TSC to recover hefty perks paid out irregularly

TSC CEO Nancy Macharia has asked county directors to correct anomalies in teachers’ database. [Fle, Standard]

Teachers who irregularly gained from higher salaries in the last three years under the Sh54 billion pay rise will have the additional money recovered starting July 1.

It has emerged that the data used to reward some teachers in management positions was not properly captured, leading to over-payment. Irregular salary raise

Those to be affected are senior teachers, deputy headteachers and headteachers who were irregularly elevated to those position during 2017 data capture by TSC county directors.

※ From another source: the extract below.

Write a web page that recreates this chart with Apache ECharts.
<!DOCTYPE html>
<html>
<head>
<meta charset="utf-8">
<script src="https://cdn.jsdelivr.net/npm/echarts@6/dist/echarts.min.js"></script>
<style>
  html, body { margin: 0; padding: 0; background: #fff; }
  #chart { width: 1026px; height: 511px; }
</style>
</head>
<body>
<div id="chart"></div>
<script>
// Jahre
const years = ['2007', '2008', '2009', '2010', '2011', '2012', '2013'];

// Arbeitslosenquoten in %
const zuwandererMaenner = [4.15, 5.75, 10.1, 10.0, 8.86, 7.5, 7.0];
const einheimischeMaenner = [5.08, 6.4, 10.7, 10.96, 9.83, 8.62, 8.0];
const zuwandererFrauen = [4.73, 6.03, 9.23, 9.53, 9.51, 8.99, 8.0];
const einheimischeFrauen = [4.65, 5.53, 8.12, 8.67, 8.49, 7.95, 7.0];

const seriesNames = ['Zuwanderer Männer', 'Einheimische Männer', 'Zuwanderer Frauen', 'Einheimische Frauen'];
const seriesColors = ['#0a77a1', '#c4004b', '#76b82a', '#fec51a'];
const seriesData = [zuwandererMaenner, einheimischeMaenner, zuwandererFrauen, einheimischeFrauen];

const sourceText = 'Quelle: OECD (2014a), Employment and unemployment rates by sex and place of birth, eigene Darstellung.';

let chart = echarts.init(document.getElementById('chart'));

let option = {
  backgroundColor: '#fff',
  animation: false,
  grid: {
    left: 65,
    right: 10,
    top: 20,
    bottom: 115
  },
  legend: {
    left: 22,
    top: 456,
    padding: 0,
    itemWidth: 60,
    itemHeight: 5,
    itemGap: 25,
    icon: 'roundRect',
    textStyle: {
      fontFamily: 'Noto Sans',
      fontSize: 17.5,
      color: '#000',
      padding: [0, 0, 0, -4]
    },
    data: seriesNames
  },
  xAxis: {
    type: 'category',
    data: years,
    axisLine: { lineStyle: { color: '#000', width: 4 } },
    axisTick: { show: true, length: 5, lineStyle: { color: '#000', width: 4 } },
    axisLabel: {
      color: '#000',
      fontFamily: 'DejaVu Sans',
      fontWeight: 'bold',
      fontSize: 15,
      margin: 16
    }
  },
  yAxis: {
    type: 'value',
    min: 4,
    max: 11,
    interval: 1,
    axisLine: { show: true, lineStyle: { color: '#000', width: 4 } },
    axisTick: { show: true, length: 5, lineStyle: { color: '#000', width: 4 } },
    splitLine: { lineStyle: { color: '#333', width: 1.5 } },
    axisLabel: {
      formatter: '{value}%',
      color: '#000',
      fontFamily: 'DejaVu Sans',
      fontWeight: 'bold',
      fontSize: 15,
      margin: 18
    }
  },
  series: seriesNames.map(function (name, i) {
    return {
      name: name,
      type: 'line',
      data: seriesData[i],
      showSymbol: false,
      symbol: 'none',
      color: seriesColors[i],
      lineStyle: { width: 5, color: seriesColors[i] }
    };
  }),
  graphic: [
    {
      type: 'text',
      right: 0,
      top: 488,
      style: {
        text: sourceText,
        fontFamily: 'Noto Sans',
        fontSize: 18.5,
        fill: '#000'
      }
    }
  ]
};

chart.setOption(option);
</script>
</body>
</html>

The directors presented the data before the roll-out of the 2017-2021 Collective Bargaining Agreement (CBA) signed between the commission and the teacher unions. “It has been established that some of you provided inaccurate and misleading data leading to erroneous conversions,” said TSC Chief Executive Officer Nancy Macharia.

Some teachers were elevated to higher grades reserved for administrators.

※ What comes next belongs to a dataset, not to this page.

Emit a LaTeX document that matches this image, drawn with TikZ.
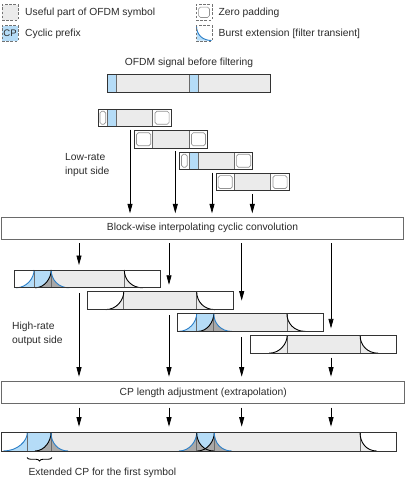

It also means teachers serving as deputy or senior teachers were wrongly captured as headteachers.

Dr Macharia said there were cases where staffing levels exceeded optimum establishments contrary to staffing norms. Following the roll-out of the CBA, the salaries of all teachers were immediately adjusted to reflect the promotions.

Under the new grading system adopted by TSC, all teachers who were in job group G were moved to B5, equivalent to job group H.

Moved up

Those who were in job group H were moved to C1, equivalent to job group J. TSC said all senior teachers who were between job group G-K were moved to C2, equivalent to job group K.

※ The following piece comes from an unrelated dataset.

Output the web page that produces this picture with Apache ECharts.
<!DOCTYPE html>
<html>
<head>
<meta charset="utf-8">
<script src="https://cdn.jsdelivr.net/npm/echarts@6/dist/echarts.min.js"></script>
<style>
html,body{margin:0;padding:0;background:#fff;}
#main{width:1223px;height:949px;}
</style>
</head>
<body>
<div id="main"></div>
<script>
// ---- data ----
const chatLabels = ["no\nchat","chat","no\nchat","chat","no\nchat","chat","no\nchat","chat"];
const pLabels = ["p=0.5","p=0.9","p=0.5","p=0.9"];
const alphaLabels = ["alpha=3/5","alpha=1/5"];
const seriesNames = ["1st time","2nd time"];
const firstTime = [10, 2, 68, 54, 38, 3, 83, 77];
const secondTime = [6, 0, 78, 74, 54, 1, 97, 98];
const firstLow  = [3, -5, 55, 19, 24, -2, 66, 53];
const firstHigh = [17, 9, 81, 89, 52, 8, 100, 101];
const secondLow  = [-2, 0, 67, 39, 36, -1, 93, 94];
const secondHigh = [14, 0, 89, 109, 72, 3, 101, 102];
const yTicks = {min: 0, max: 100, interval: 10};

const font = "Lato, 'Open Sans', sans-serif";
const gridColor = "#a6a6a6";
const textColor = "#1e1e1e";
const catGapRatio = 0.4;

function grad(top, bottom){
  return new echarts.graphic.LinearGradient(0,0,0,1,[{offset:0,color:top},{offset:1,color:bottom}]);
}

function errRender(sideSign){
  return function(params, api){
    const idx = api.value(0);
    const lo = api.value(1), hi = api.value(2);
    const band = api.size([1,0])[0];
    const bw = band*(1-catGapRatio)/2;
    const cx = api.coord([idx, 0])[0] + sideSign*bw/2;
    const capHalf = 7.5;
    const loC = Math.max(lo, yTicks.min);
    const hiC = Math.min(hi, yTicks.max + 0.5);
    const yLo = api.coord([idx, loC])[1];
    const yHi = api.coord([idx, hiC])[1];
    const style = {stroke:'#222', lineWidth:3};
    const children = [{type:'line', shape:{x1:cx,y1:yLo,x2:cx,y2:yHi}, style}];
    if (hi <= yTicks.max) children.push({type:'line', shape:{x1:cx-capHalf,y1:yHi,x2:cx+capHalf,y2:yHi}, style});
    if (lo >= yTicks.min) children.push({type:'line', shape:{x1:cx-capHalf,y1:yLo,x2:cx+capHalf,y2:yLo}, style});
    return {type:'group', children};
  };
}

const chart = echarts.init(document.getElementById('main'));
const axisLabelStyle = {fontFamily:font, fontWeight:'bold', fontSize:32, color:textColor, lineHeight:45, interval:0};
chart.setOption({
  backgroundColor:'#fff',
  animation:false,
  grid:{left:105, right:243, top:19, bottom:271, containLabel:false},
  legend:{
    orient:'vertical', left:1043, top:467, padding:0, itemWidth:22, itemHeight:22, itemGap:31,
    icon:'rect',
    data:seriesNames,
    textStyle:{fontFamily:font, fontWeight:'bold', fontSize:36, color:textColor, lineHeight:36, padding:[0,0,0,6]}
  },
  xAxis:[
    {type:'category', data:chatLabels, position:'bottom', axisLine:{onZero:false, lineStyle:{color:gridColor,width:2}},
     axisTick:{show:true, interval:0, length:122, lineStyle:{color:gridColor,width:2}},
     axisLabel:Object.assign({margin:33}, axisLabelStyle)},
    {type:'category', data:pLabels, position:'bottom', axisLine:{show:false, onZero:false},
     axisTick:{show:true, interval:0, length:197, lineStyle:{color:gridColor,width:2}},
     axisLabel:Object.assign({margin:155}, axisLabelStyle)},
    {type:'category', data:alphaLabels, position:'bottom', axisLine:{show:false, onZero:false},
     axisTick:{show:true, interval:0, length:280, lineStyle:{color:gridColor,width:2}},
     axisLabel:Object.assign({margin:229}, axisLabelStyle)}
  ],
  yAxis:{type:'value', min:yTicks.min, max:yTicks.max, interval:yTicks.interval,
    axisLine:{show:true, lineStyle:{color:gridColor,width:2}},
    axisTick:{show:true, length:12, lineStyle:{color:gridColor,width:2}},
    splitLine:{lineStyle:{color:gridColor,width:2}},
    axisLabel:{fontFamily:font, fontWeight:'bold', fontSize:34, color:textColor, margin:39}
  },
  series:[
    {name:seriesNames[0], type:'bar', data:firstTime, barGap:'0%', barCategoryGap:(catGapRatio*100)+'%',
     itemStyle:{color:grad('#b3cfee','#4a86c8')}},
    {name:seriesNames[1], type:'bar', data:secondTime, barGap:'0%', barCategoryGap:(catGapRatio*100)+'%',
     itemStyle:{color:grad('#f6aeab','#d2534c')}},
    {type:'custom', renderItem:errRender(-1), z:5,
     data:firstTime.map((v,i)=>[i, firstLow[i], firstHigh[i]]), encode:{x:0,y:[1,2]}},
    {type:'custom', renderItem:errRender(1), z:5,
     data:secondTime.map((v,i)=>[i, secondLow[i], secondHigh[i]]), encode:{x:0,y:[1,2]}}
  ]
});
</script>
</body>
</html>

All deputy headteachers in G-L were moved to C4, equivalent to job group M. All headteachers who were in G-L were moved to C5, an equivalent of job group N and all headteachers in M and N were moved to D1, an equivalent of job group P. It emerged that some ordinary teachers had their names captured in data presented to TSC as administrative staff, hence unduly drew higher salaries.

Finer details of the CBA revealed that the lowest paid chief principals under grade D5 (T-Scale 15) take home Sh121,814, as the highest paid chief principal earns Sh157,6567.

Senior principals (T-scale 14), who fall under grade D4, should earn between Sh109,249 and Sh118,169. Principals who fall under grade D3 (T-scale 13) were moved to a salary scale of between Sh93,850 and Sh102,807.

Deputy principals under grade D2 (T-Scale 12) were also moved to a new salary band of between Sh82,717 and Sh87,900.

Senior masters II, deputy principals III, senior headteachers and curriculum support officers I, who fall under grade D1 should now earn Sh74,703 and Sh82,717.

In a terse circular dated June 3, to the TSC county directors and sub-county directors, Macharia attached the list of all teachers captured in the data serving as institutional heads for fresh listing to weed out undeserving ones.

“You are required to carefully study the list and identify teachers who are not correctly placed or are not performing administrative functions yet their names appear as such in the database,” she said.